Former SEC Head Levitt Urges Greater Muni Disclosure (Update1)
By Jeremy R. Cooke
Sept. 3 (Bloomberg) — The U.S. municipal bond market needs greater Securities and Exchange Commission oversight to address a “pretty outrageous” lack of disclosure, according to Arthur Levitt Jr., a former head of the SEC.
More than half of long-term municipal bonds issued between 1996 and 2005 were delinquent in filing continuing financial disclosure documents for at least one year, based on a study released yesterday by Fort Lee, New Jersey-based DPC Data. The company is one of four repositories for such filings.
“We have a real breakdown in the system of overseeing a vital market for America’s investors,” Levitt, senior adviser to the Carlyle Group, said in a Bloomberg Radio interview today. “There are absolutely no consequences for not filing.”
Current SEC Chairman Christopher Cox has said improving municipal market disclosure is a priority. The so-called Tower Amendment limits the commission’s ability to regulate a market where tens of thousands of U.S. state and local government borrowers have $2.66 trillion in debt outstanding. The 1975 federal law prohibits the SEC and the Municipal Securities Rulemaking Board, created that year, from requiring issuers to file with them before selling bonds.

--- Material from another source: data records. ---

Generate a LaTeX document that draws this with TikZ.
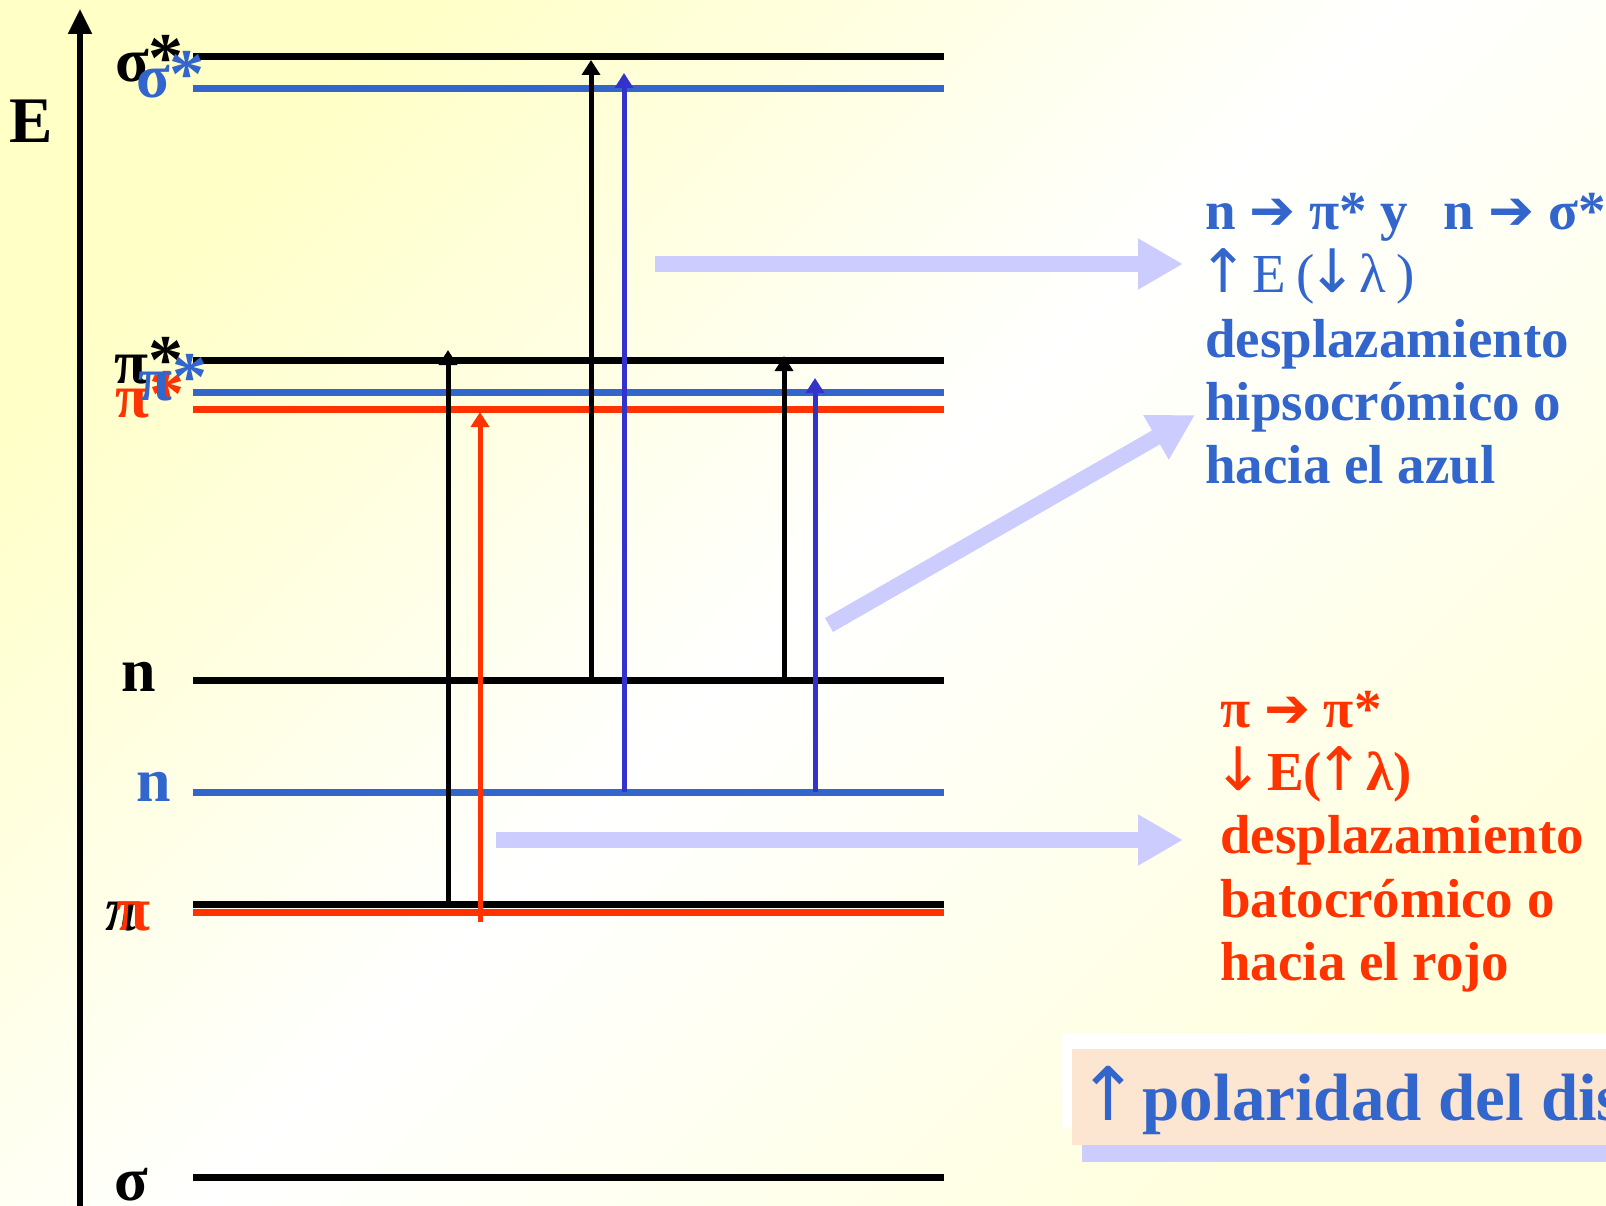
\documentclass[tikz,border=0pt]{standalone}
\usepackage{fontspec}
\setmainfont{Liberation Serif}
\newfontfamily\dejavu{DejaVu Sans}
\usetikzlibrary{arrows.meta}
\definecolor{lvblue}{HTML}{3366CC}
\definecolor{lvred}{HTML}{FF3300}
\definecolor{trblue}{HTML}{3333CC}
\definecolor{lav}{HTML}{CCCCFF}
\definecolor{peach}{HTML}{FDE6D1}
\definecolor{bgya}{RGB}{255,255,198}
\definecolor{bgyb}{RGB}{255,255,222}
\newcommand{\harr}{{\dejavu\bfseries ➔}}
\newcommand{\uarr}{{\dejavu\mdseries\fontsize{60}{60}\selectfont\kern-0.12em ↑\kern-0.12em}}
\newcommand{\darr}{{\dejavu\mdseries\fontsize{60}{60}\selectfont\kern-0.12em ↓\kern-0.12em}}
\newcommand{\lstar}{{\fontsize{70}{70}\selectfont *}}
\begin{document}
\begin{tikzpicture}[x=1pt,y=-1pt,
  level/.style={line width=7pt},
  trans/.style={line width=5pt,-{Triangle[length=15pt,width=18pt]}},
  bigarrow/.style={lav,line width=16pt,-{Triangle[length=45pt,width=48pt]}},
  lab/.style={inner sep=0pt,anchor=base west,font=\fontsize{62}{62}\selectfont\bfseries},
  txt/.style={inner sep=0pt,anchor=base west,font=\fontsize{55}{55}\selectfont\bfseries},
]
\useasboundingbox (0,0) rectangle (1606,1206);
\clip (0,0) rectangle (1606,1206);
\shade[top color=bgya, bottom color=bgyb, middle color=white, shading angle=45] (-10,-10) rectangle (1616,1216);

% energy axis
\coordinate (axb) at (80,1215);
\coordinate (axt) at (80,9);
\draw[line width=5.5pt,-{Triangle[length=25pt,width=23pt]}] (axb) -- (axt);
\node[lab,font=\fontsize{65}{65}\selectfont\bfseries] (E) at (9,143) {E};

% levels
\draw[level,black]  (193,57)  -- (944,57);
\draw[level,lvblue] (193,89)  -- (944,89);
\draw[level,black]  (193,360) -- (944,360);
\draw[level,lvblue] (193,392) -- (944,392);
\draw[level,lvred]  (193,409) -- (944,409);
\draw[level,black]  (193,680) -- (944,680);
\draw[level,lvblue] (193,792) -- (944,792);
\draw[level,black]  (193,904) -- (944,904);
\draw[level,lvred]  (193,912) -- (944,912);
\draw[level,black]  (193,1177) -- (944,1177);

% level labels
\node[lab,text=black]  (ssk) at (115,82)  {σ\lstar};
\node[lab,text=lvblue] (ssb) at (136,98)  {σ\lstar};
\node[lab,text=black]  (ppk) at (114,383) {π\lstar};
\node[lab,text=lvred]  (ppr) at (115,417) {π\lstar};
\node[lab,text=lvblue] (ppb) at (138,400) {π\lstar};
\node[lab,text=black]  (nk)  at (121,691) {n};
\node[lab,text=lvblue] (nb)  at (136,801) {n};
\node[lab,text=black,font=\fontsize{62}{62}\selectfont\bfseries\itshape] (pk) at (105,930) {π};
\node[lab,text=lvred]  (pr)  at (116,930) {π};
\node[lab,text=black]  (sg)  at (114,1200) {σ};

% transitions
\coordinate (t1a) at (448,904); \coordinate (t1b) at (448,350);
\coordinate (t2a) at (480,922); \coordinate (t2b) at (480,412);
\coordinate (t3a) at (591,680); \coordinate (t3b) at (591,60);
\coordinate (t4a) at (624,792); \coordinate (t4b) at (624,73);
\coordinate (t5a) at (784,680); \coordinate (t5b) at (784,356);
\coordinate (t6a) at (815,792); \coordinate (t6b) at (815,378);
\draw[trans,black]  (t1a) -- (t1b);
\draw[trans,lvred]  (t2a) -- (t2b);
\draw[trans,black]  (t3a) -- (t3b);
\draw[trans,trblue] (t4a) -- (t4b);
\draw[trans,black]  (t5a) -- (t5b);
\draw[trans,trblue] (t6a) -- (t6b);

% big lavender arrows
\coordinate (b1a) at (655,264); \coordinate (b1b) at (1183,264);
\coordinate (b2a) at (829,625); \coordinate (b2b) at (1195,415);
\coordinate (b3a) at (496,840); \coordinate (b3b) at (1183,840);
\draw[bigarrow] (b1a) -- (b1b);
\draw[bigarrow] (b2a) -- (b2b);
\draw[bigarrow] (b3a) -- (b3b);

% blue text
\node[txt,text=lvblue] (bl1) at (1205,230) {n \harr{} π* y\hspace{0.4em} n \harr{} σ*};
\node[txt,text=lvblue,font=\fontsize{55}{55}\selectfont] (bl2) at (1205,293) {\uarr\hspace{0.2em}E\hspace{0.2em}(\darr\hspace{0.15em}λ\hspace{0.2em})};
\node[txt,text=lvblue] (bl3) at (1205,357) {desplazamiento};
\node[txt,text=lvblue] (bl4) at (1205,420) {hipsocrómico o};
\node[txt,text=lvblue] (bl5) at (1205,483) {hacia el azul};

% red text
\node[txt,text=lvred] (rd1) at (1220,727) {π \harr{} π*};
\node[txt,text=lvred] (rd2) at (1220,790) {\darr\hspace{0.2em}E(\uarr\hspace{0.15em}λ)};
\node[txt,text=lvred] (rd3) at (1220,853) {desplazamiento};
\node[txt,text=lvred] (rd4) at (1220,917) {batocrómico o};
\node[txt,text=lvred] (rd5) at (1220,980) {hacia el rojo};

% bottom box
\fill[white] (1062,1033) rectangle (1620,1128);
\fill[lav]   (1082,1066) rectangle (1620,1162);
\fill[peach] (1072,1049) rectangle (1620,1145);
\node[txt,text=lvblue,font=\fontsize{67}{67}\selectfont\bfseries] (pol) at (1086,1120) {{\dejavu\mdseries\fontsize{74}{74}\selectfont\kern-0.12em ↑}\hspace{0.05em}polaridad del dis};
\end{tikzpicture}
\end{document}
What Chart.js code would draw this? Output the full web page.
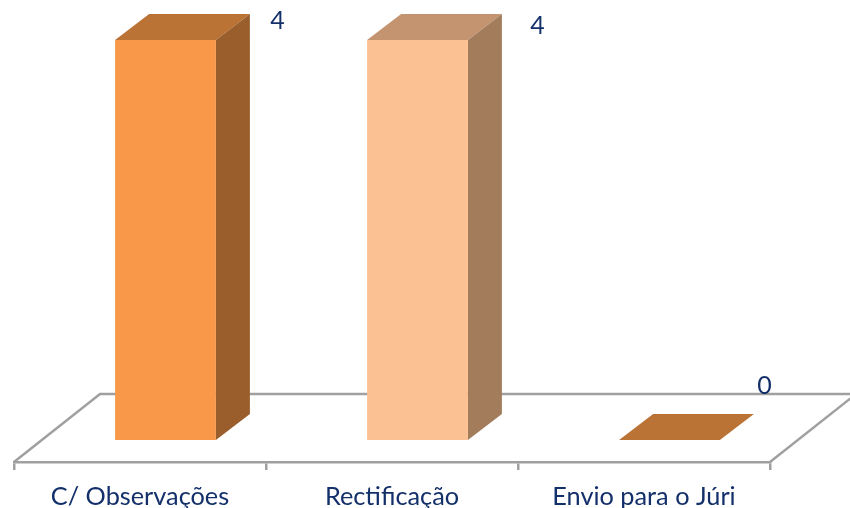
<!DOCTYPE html>
<html>
<head>
<meta charset="utf-8">
<style>
  html, body { margin: 0; padding: 0; background: #fff; }
  canvas { display: block; }
</style>
<script src="https://cdn.jsdelivr.net/npm/chart.js@4/dist/chart.umd.min.js"></script>
</head>
<body>
<canvas id="chart" width="850" height="508"></canvas>
<script>
const categories = ['C/ Observações', 'Rectificação', 'Envio para o Júri'];
const values = [4, 4, 0];

const frontColors = ['#F99848', '#FCC192', '#F99848'];
const topColors = ['#BA7335', '#C49470', '#BA7335'];
const sideColors = ['#9A5E2C', '#A27C5B', '#9A5E2C'];

const TEXT_COLOR = '#14306A';
const FLOOR_COLOR = '#A0A0A0';
const FONT = 'Lato';

// profundidad de las barras y del suelo
const BAR_DEPTH = { x: 34, y: -26 };
const FLOOR_DEPTH = { x: 86, y: -68 };
const BAR_SHIFT = 25.5;

// desplazamiento de cada etiqueta respecto al frente de su barra
const labelOffsets = [
  { x: 112, y: -19 },
  { x: 120, y: -14 },
  { x: 95, y: -54 }
];

const box3d = {
  id: 'box3d',
  beforeDatasetsDraw(chart) {
    const { ctx, chartArea } = chart;
    const b = chartArea.bottom;

    // suelo: laterales y linea del fondo
    ctx.save();
    ctx.strokeStyle = FLOOR_COLOR;
    ctx.lineWidth = 2.5;
    ctx.beginPath();
    ctx.moveTo(chartArea.left, b);
    ctx.lineTo(chartArea.left + FLOOR_DEPTH.x, b + FLOOR_DEPTH.y);
    ctx.lineTo(chart.width, b + FLOOR_DEPTH.y);
    ctx.moveTo(chartArea.right, b);
    ctx.lineTo(chartArea.right + FLOOR_DEPTH.x, b + FLOOR_DEPTH.y);
    ctx.stroke();
    ctx.restore();

    ctx.save();
    ctx.translate(BAR_SHIFT, 0);
    chart.getDatasetMeta(0).data.forEach((bar, i) => {
      const left = bar.x - bar.width / 2;
      const right = bar.x + bar.width / 2;
      const dx = BAR_DEPTH.x, dy = BAR_DEPTH.y;

      // cara superior
      ctx.fillStyle = topColors[i];
      ctx.beginPath();
      ctx.moveTo(left, bar.y);
      ctx.lineTo(left + dx, bar.y + dy);
      ctx.lineTo(right + dx, bar.y + dy);
      ctx.lineTo(right, bar.y);
      ctx.closePath();
      ctx.fill();

      // cara lateral
      if (bar.base > bar.y) {
        ctx.fillStyle = sideColors[i];
        ctx.beginPath();
        ctx.moveTo(right, bar.y);
        ctx.lineTo(right + dx, bar.y + dy);
        ctx.lineTo(right + dx, bar.base + dy);
        ctx.lineTo(right, bar.base);
        ctx.closePath();
        ctx.fill();
      }
    });
    // el translate sigue activo para las barras del dataset
  },
  afterDatasetsDraw(chart) {
    const { ctx } = chart;
    ctx.restore();

    ctx.save();
    ctx.fillStyle = TEXT_COLOR;
    ctx.font = '25px ' + FONT;
    ctx.textAlign = 'center';
    ctx.textBaseline = 'middle';
    chart.getDatasetMeta(0).data.forEach((bar, i) => {
      ctx.fillText(String(values[i]), bar.x + BAR_SHIFT + labelOffsets[i].x, bar.y + labelOffsets[i].y);
    });
    ctx.restore();
  }
};

new Chart(document.getElementById('chart').getContext('2d'), {
  type: 'bar',
  data: {
    labels: categories,
    datasets: [{
      data: values,
      backgroundColor: frontColors,
      barPercentage: 0.4,
      categoryPercentage: 1
    }]
  },
  options: {
    responsive: false,
    animation: false,
    layout: { padding: { left: 14, right: 80, top: 0, bottom: 0 } },
    plugins: { legend: { display: false }, tooltip: { enabled: false } },
    scales: {
      x: {
        // alto fijo del eje para que el suelo quede en su sitio
        afterFit: scale => { scale.height = 46; },
        grid: {
          drawOnChartArea: false,
          color: FLOOR_COLOR,
          lineWidth: 2.5,
          tickLength: 8
        },
        border: { color: FLOOR_COLOR, width: 2.5 },
        ticks: { color: TEXT_COLOR, font: { family: FONT, size: 25.3, lineHeight: 0.4 }, padding: 22, maxRotation: 0 }
      },
      y: {
        display: false,
        min: -0.22,
        max: 4.4
      }
    }
  },
  plugins: [box3d]
});
</script>
</body>
</html>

U.S. Representative Barney Frank also said the House Financial Services Committee that he chairs would hold hearings on disclosure this month.
Introducing Emma
The MSRB is developing a single centralized repository, called Electronic Municipal Market Access, or Emma, to accept regular filings from issuers by early next year.
“The current method for collection and dissemination of continuing disclosure documents depends on issuer submissions to multiple entities, which the SEC has noted is not the best means of meeting the market’s need for a comprehensive database of disclosure documents,” Frank Chin, MSRB chairman, said in an e- mailed statement.
The single system “will improve disclosure performance by issuers by reducing the administrative burden they face with multiple entities,” said Chin, who also directs the public finance group at New York-based Citigroup Inc.
Levitt also called for boosting states’ and municipalities’ disclosure of derivative bets with banks and other financial institutions, often used as part of a financing strategy to protect against interest-rate movement. Derivatives are contracts whose value is derived from tradeable securities, or linked to future changes in lending costs.
`What Can Be Lost’
“Municipalities are using derivatives and not disclosing to investors exactly what can be made or what can be lost from the use of those derivatives,” said Levitt, who led a 2006 investigation that found the city of San Diego failed to disclose a $1.4 billion pension fund shortfall to investors.
“The two obvious fixes have got to be to put the municipal bond market under SEC jurisdiction, taking it away from the prohibitions of the Tower Amendment, and giving greater disclosure of these derivatives,” Levitt said.
Levitt, who was SEC chairman from July 1993 to February 2001, sits on the board of Bloomberg LP, parent company of Bloomberg News.